**Work instructions**.
Copy out the records precisely, omitting pictures.

>> Begin Information provided

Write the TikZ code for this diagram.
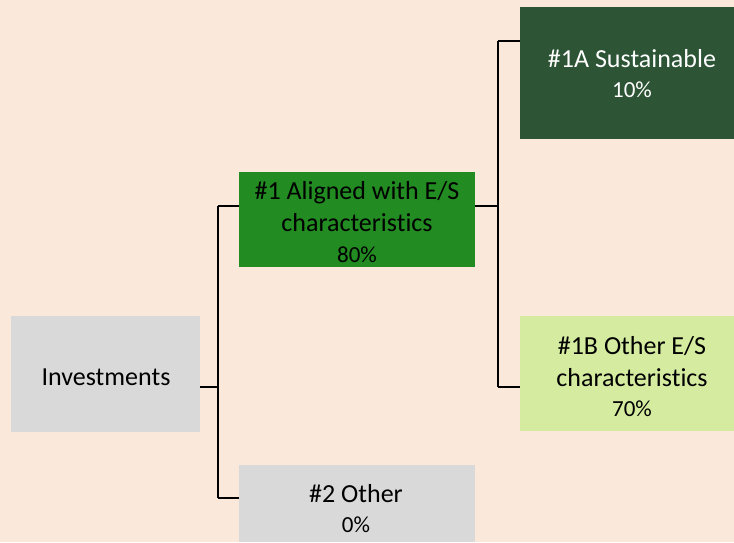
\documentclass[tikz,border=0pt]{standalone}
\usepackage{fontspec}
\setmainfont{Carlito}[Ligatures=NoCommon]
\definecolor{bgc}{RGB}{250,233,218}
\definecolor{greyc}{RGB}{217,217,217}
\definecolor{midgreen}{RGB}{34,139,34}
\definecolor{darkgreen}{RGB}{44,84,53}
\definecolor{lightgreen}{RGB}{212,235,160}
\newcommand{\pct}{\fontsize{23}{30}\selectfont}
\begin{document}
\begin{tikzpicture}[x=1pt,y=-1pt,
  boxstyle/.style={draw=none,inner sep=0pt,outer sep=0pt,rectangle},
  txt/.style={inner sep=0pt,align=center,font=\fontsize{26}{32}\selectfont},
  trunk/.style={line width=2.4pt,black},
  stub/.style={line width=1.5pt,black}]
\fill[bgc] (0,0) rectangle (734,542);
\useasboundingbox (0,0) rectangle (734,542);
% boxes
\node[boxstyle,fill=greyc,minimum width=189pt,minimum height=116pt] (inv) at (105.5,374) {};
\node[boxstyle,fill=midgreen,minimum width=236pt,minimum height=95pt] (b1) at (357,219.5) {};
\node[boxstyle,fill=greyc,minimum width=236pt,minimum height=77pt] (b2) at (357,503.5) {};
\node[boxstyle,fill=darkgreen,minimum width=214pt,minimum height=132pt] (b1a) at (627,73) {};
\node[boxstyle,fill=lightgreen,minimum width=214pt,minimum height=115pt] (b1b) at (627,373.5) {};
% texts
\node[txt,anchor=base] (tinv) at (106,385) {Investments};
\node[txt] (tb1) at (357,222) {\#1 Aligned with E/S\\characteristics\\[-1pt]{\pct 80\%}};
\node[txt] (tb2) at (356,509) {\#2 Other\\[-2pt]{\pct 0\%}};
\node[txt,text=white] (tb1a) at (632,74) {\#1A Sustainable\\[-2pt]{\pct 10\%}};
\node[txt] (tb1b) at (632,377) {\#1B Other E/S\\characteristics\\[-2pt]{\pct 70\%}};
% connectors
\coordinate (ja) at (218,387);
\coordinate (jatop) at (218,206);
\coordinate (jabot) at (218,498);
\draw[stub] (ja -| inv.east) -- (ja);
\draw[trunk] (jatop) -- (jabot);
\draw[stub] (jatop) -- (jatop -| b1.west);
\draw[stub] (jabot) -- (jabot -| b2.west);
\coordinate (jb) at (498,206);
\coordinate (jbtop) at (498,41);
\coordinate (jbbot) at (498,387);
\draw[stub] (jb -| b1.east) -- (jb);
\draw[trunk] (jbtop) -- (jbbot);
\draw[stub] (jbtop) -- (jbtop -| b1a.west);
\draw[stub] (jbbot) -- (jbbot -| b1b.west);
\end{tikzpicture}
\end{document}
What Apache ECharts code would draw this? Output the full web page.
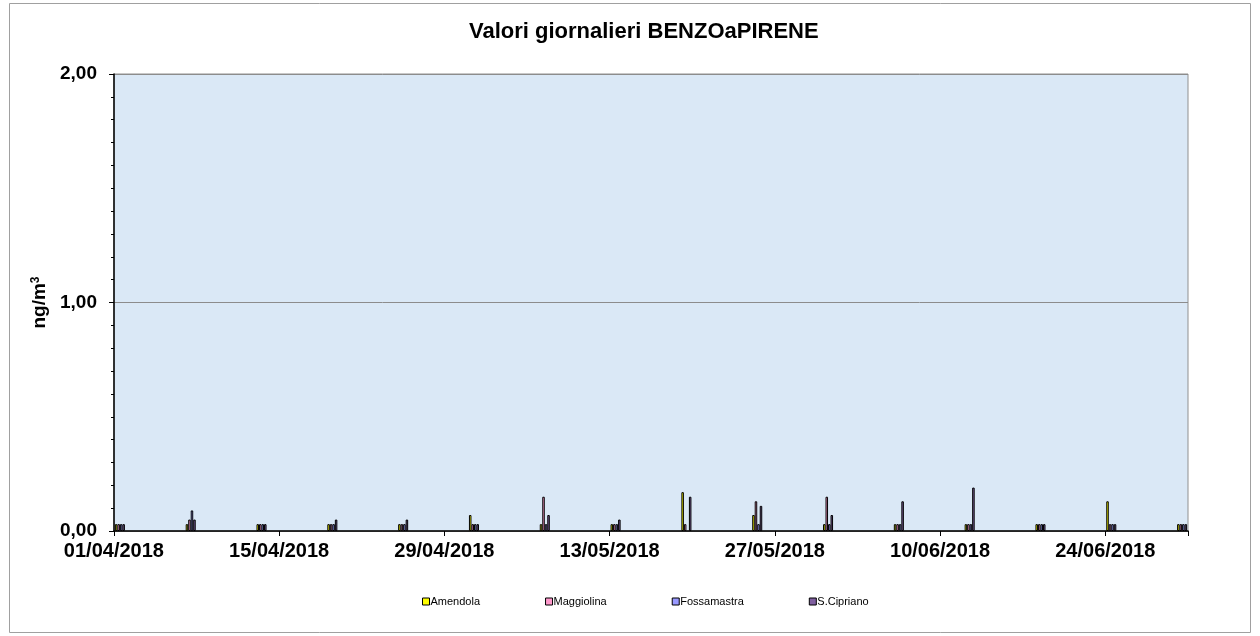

>> End Information provided

**Worked solution**.
Write the TikZ code for this diagram.
\documentclass[tikz,border=0pt]{standalone}
\usepackage{fontspec}
\setmainfont{Carlito}[Ligatures=NoCommon]
\definecolor{bgc}{RGB}{250,233,218}
\definecolor{greyc}{RGB}{217,217,217}
\definecolor{midgreen}{RGB}{34,139,34}
\definecolor{darkgreen}{RGB}{44,84,53}
\definecolor{lightgreen}{RGB}{212,235,160}
\newcommand{\pct}{\fontsize{23}{30}\selectfont}
\begin{document}
\begin{tikzpicture}[x=1pt,y=-1pt,
  boxstyle/.style={draw=none,inner sep=0pt,outer sep=0pt,rectangle},
  txt/.style={inner sep=0pt,align=center,font=\fontsize{26}{32}\selectfont},
  trunk/.style={line width=2.4pt,black},
  stub/.style={line width=1.5pt,black}]
\fill[bgc] (0,0) rectangle (734,542);
\useasboundingbox (0,0) rectangle (734,542);
% boxes
\node[boxstyle,fill=greyc,minimum width=189pt,minimum height=116pt] (inv) at (105.5,374) {};
\node[boxstyle,fill=midgreen,minimum width=236pt,minimum height=95pt] (b1) at (357,219.5) {};
\node[boxstyle,fill=greyc,minimum width=236pt,minimum height=77pt] (b2) at (357,503.5) {};
\node[boxstyle,fill=darkgreen,minimum width=214pt,minimum height=132pt] (b1a) at (627,73) {};
\node[boxstyle,fill=lightgreen,minimum width=214pt,minimum height=115pt] (b1b) at (627,373.5) {};
% texts
\node[txt,anchor=base] (tinv) at (106,385) {Investments};
\node[txt] (tb1) at (357,222) {\#1 Aligned with E/S\\characteristics\\[-1pt]{\pct 80\%}};
\node[txt] (tb2) at (356,509) {\#2 Other\\[-2pt]{\pct 0\%}};
\node[txt,text=white] (tb1a) at (632,74) {\#1A Sustainable\\[-2pt]{\pct 10\%}};
\node[txt] (tb1b) at (632,377) {\#1B Other E/S\\characteristics\\[-2pt]{\pct 70\%}};
% connectors
\coordinate (ja) at (218,387);
\coordinate (jatop) at (218,206);
\coordinate (jabot) at (218,498);
\draw[stub] (ja -| inv.east) -- (ja);
\draw[trunk] (jatop) -- (jabot);
\draw[stub] (jatop) -- (jatop -| b1.west);
\draw[stub] (jabot) -- (jabot -| b2.west);
\coordinate (jb) at (498,206);
\coordinate (jbtop) at (498,41);
\coordinate (jbbot) at (498,387);
\draw[stub] (jb -| b1.east) -- (jb);
\draw[trunk] (jbtop) -- (jbbot);
\draw[stub] (jbtop) -- (jbtop -| b1a.west);
\draw[stub] (jbbot) -- (jbbot -| b1b.west);
\end{tikzpicture}
\end{document}
What Apache ECharts code would draw this? Output the full web page.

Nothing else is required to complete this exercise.